The knight was knocked off his feet by the impact. As he went down, Harry fell with him. His head struck something, the concussion ringing through his helm, the visor of which snapped free from one of its rivets. At the same time, he sensed something rush past him – part of his brain twitching at the danger – the thump of something punching into the mud beside him. As he turned, trying to right himself, he saw it was a crossbow bolt. A moment earlier and it would have buried itself in Woodville’s skull.

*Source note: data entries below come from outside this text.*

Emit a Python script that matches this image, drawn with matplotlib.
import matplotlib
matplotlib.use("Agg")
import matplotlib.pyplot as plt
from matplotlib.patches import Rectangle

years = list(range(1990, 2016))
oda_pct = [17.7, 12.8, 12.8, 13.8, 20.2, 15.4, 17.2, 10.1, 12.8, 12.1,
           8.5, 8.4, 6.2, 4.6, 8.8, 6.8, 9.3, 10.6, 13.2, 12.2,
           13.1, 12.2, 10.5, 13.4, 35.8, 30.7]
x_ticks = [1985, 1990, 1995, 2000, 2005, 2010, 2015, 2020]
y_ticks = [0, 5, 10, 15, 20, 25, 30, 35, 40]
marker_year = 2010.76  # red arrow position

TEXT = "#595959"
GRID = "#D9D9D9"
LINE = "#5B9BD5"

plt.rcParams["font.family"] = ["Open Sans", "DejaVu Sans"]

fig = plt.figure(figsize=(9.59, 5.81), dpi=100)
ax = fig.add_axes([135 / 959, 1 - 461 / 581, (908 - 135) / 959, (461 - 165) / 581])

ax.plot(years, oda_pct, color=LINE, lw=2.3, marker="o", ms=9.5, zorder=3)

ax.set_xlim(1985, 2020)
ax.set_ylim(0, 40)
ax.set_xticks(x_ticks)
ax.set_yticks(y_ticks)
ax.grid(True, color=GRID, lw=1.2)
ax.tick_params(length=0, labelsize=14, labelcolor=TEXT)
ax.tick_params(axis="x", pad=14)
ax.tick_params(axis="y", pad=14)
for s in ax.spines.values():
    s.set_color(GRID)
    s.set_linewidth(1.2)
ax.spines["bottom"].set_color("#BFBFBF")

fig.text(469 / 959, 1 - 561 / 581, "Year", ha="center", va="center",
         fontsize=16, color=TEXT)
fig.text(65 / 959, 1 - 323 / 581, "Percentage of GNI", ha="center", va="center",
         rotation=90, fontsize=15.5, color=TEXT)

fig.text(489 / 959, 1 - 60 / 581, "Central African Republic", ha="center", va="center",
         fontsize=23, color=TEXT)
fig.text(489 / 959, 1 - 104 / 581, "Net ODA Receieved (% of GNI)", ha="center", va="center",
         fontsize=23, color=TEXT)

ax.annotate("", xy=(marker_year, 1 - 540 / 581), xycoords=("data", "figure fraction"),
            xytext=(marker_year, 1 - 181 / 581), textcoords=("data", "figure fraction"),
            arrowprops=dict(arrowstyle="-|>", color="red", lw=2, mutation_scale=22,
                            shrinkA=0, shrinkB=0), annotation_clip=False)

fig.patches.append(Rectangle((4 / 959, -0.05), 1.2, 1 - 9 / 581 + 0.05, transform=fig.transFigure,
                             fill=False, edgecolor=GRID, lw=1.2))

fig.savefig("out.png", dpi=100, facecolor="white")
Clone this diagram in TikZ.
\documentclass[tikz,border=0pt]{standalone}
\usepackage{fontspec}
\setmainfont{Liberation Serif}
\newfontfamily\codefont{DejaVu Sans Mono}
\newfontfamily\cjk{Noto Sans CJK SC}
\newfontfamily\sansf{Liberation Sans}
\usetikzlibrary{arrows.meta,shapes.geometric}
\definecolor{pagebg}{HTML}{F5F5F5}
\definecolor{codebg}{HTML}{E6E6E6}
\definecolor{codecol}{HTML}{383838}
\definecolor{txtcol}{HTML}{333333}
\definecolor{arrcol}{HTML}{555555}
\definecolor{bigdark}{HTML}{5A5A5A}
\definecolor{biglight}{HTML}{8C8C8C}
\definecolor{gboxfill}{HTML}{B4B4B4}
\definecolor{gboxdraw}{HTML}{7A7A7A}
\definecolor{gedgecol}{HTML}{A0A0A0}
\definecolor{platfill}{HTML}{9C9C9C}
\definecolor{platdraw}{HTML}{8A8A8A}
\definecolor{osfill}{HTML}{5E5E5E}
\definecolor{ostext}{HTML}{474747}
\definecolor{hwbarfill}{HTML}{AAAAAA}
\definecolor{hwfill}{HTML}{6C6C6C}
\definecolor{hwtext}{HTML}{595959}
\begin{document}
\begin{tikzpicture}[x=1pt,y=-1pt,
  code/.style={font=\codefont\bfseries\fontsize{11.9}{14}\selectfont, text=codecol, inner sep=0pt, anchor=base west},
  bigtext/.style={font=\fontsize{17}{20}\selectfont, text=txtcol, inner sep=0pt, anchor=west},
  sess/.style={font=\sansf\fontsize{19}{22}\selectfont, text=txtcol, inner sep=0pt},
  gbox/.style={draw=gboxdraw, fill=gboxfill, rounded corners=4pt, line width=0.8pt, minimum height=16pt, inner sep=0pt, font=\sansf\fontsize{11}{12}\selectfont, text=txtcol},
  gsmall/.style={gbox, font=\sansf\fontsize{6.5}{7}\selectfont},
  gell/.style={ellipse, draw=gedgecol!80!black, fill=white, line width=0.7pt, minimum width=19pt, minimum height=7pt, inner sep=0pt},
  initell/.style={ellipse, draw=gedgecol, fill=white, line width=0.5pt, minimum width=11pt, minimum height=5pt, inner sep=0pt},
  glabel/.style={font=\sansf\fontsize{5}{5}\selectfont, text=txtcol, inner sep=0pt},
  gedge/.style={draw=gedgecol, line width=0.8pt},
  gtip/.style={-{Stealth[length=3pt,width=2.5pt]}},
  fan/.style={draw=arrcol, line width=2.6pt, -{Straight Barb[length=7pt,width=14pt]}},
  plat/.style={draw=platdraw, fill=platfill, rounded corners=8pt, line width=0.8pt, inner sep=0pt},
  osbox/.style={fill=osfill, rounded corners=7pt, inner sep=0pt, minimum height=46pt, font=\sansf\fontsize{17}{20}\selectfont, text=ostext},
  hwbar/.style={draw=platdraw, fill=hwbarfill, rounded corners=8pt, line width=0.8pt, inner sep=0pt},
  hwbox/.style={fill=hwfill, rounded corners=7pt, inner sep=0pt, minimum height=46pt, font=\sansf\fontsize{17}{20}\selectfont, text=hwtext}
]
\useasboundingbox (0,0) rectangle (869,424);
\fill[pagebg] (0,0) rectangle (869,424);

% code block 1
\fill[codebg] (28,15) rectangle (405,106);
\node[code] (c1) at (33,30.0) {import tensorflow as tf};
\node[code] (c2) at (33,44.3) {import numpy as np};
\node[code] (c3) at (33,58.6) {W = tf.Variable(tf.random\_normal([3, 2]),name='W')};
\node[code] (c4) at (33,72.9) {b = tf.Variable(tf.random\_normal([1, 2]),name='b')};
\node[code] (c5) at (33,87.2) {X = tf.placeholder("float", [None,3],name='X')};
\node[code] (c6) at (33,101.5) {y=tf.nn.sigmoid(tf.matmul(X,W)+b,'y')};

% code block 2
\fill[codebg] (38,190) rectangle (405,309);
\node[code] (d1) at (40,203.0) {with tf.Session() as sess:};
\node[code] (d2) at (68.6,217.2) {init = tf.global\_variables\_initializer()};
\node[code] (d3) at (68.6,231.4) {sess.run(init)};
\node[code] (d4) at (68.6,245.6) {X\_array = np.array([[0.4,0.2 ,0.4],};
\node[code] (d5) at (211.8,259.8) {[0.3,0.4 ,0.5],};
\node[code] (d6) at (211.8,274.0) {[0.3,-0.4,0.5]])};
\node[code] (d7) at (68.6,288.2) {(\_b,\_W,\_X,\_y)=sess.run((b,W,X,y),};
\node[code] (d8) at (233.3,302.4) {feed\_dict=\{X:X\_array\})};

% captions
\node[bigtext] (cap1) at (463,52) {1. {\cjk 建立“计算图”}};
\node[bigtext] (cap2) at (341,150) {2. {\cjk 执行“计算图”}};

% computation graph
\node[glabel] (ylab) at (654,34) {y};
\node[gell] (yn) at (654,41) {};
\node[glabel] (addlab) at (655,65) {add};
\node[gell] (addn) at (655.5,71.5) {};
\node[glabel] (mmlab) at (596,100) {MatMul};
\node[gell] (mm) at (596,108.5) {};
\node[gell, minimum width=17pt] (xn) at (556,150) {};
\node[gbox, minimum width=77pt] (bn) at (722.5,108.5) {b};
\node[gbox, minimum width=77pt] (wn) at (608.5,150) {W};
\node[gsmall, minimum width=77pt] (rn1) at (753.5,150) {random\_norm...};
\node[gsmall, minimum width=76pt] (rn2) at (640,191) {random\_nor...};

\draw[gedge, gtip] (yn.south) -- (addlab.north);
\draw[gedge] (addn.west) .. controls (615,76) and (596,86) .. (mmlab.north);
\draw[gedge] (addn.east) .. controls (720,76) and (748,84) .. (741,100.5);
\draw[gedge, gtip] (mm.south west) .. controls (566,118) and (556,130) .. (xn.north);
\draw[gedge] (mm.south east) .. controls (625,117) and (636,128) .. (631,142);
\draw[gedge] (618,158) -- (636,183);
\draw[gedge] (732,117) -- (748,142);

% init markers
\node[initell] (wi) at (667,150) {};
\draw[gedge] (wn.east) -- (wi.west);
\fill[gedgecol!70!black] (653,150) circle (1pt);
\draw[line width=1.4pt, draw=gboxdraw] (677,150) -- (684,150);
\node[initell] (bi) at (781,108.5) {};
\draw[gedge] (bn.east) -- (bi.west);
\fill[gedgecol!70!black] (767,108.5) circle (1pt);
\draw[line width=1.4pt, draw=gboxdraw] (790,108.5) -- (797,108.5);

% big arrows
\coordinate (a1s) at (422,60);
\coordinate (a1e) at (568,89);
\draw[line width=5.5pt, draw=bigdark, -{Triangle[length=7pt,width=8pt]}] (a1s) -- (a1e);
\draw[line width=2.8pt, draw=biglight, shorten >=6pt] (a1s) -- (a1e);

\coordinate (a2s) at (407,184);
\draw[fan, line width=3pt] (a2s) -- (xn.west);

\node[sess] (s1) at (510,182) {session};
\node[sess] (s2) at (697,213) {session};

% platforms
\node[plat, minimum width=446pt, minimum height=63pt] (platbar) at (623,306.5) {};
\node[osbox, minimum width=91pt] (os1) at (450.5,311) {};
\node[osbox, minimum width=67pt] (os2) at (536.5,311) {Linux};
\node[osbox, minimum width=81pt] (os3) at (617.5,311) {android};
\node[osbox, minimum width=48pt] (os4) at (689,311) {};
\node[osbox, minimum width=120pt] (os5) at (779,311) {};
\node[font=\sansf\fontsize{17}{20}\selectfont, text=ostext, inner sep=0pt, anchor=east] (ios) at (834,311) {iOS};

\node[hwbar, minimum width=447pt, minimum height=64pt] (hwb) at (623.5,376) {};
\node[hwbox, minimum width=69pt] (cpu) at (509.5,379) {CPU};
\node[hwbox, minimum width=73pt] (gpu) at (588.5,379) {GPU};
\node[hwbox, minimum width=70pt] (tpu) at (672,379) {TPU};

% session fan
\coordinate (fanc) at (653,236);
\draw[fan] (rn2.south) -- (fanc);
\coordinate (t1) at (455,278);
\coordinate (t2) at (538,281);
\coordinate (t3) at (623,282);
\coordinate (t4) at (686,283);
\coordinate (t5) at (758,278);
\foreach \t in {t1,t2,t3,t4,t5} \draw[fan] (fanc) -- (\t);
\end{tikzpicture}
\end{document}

The knight, struggling to untangle himself, saw it too. His eyes widened on the quarrel, then flicked in surprise to Harry, lying half on top of him, his face exposed by the broken visor swinging uselessly from his helm. Harry rolled away. He still had the bolt in his hand, but it was too late. He dropped it.
Woodville scrabbled to his feet under a renewed volley by his archers, which sent the Moors beyond the battlements ducking for cover. His surcoat was soaked with mud. Tearing his gaze from Harry, the knight turned and ran for one of the bastidas. Harry crawled to his feet. He stared dumbly after Woodville, who disappeared inside the tower’s maw slinging his shield over his shoulder. Pushed and jostled by all those now following the knight, Harry found himself briefly face to face with Rodrigo, but the hidalgo, wild-eyed, battle-drunk, hardly seemed to recognise him. Tilting his head back, his visor swinging from his face like a metal flap of skin, Harry saw the hatch of the bastida burst open high above him.
Woodville emerged on the top, his blade flashing from its scabbard. He tackled the first man who leapt from the wall at him, sword scything the air. A brutal thrust of his blade and the Moor was felled, dropping from the tower like a stone. Woodville didn’t even bother to stab the second man who came at him, merely grabbed the man’s tunic, head-butted him in the face, then tossed him from the battlements. Then he was up and disappearing over the walls, followed by a host of Spanish fighters, erupting from the bastida like furious ants pouring from a nest. Beyond the walls, screams rose, punctuated by the clash of swords.